Here is Matt Levine again on the evolution of the SEC’s crypto enforcement since 2017. He describes the early days as:

The SEC’s 2017ish ICO crackdown was very much a ’33 Act crackdown: People were raising money by selling scammy stock-like tokens, and the SEC shut down their scams, one at a time.

And one result of this approach is that Coinmarketcap.com lists 10,408 crypto tokens, and only a handful of them have been sued by the SEC for doing illegal securities offerings. Maybe that’s fine! Maybe the SEC’s crackdown on ICOs deterred 30,000 other, scammier crypto projects from launching; maybe the 10,000 current crypto tokens are all pretty good and not scammy.

That’s different than today’s approach, which is coming under the ’34 Act:

What can the SEC do about it? Well, it can go sue thousands of crypto projects, but that is hard not only because there are thousands of them but because many will be decentralized and/or foreign enough that they are hard to sue.

Also some of them didn’t do anything wrong: Solana, let’s say, did do a securities offering of SOL tokens, but legally, selling them to venture capitalists in private placements subject to appropriate SAFTs and lockups. The fact that those tokens now trade publicly, with less disclosure and fewer investor safeguards than the SEC would like, is, from the SEC’s perspective, unfortunate. But it’s not exactly Solana’s fault, or rather it is Solana’s fault but in a perfectly legal way.
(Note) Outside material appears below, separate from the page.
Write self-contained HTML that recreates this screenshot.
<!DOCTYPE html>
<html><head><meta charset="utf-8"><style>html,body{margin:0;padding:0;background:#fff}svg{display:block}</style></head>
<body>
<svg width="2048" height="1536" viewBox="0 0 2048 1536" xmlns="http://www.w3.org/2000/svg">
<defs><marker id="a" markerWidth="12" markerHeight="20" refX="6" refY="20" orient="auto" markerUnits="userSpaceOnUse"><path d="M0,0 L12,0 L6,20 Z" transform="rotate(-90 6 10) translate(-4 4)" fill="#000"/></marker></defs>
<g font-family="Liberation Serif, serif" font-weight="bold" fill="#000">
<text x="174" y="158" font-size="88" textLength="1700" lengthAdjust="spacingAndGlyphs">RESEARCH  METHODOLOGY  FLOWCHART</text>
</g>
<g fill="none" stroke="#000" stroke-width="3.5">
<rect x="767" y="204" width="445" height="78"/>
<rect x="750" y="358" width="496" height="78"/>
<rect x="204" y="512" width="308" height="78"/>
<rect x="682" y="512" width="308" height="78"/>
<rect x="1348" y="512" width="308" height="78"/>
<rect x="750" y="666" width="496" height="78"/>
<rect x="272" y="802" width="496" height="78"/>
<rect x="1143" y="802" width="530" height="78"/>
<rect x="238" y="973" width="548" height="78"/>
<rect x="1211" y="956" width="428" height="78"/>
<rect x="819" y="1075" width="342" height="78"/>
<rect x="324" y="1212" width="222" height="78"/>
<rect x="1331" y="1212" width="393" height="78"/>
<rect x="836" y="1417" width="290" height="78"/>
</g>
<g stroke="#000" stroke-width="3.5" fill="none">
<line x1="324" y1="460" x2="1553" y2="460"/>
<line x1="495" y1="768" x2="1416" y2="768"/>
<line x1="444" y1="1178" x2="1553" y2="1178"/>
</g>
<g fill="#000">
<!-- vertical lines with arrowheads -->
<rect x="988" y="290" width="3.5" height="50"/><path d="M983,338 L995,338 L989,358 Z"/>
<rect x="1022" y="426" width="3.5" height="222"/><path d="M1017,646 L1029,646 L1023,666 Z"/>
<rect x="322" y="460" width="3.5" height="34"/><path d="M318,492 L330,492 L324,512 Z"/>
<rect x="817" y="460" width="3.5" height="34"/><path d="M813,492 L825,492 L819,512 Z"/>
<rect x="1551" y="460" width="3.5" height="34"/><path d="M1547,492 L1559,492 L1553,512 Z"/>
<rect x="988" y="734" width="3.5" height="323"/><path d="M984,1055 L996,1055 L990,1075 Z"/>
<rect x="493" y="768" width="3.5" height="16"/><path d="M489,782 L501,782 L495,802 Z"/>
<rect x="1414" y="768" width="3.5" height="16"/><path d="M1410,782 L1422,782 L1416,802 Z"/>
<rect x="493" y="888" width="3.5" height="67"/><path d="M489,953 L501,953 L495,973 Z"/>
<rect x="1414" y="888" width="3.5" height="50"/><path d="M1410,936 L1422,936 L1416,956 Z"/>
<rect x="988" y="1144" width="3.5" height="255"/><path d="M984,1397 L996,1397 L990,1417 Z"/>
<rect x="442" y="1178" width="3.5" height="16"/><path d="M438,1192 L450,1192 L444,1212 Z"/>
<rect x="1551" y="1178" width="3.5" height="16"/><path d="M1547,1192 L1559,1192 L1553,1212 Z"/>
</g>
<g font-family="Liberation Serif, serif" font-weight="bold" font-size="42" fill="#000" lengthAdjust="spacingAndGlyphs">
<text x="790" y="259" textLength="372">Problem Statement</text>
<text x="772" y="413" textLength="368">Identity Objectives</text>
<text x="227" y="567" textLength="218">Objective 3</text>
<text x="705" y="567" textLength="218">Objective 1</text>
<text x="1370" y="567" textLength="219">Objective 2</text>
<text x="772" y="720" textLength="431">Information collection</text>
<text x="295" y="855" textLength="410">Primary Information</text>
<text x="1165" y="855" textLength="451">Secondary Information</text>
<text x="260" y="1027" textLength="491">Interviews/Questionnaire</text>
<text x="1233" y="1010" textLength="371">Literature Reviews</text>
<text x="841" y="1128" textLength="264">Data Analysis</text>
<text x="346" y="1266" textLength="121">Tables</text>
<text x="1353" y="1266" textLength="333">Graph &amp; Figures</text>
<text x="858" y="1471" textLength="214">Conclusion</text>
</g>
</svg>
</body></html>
But what the SEC can do is sue crypto exchanges. What it can do is try to shut down Coinbase Inc., the biggest US crypto exchange, and shut Binance, the biggest global crypto exchange, out of the US market. And it can go after other companies — Bittrex, Kraken, Gemini — that offer crypto trading to US customers. Because if it is illegal to operate a crypto exchange in the US, then US customers won’t be able to trade crypto, which means that they will be protected from the bad aspects — the scams, the lack of disclosure, the lack of investor protections — of crypto.

The column goes on to explain that while the ’33 Act analysis is still important to the current enforcement arguments, there may be nuances that affect where all this lands. John Reed Stark and lots of others think the SEC’s cases are strong. This Reuters article reports that counsel for the defendants in this week’s cases includes lawyers from Wachtell Lipton, Sullivan Cromwell, Latham, Gibson Dunn and Wilmer Hale. So for those of us watching from the sidelines who enjoy the technicalities of securities law, there may be opportunities to geek out when we see the arguments.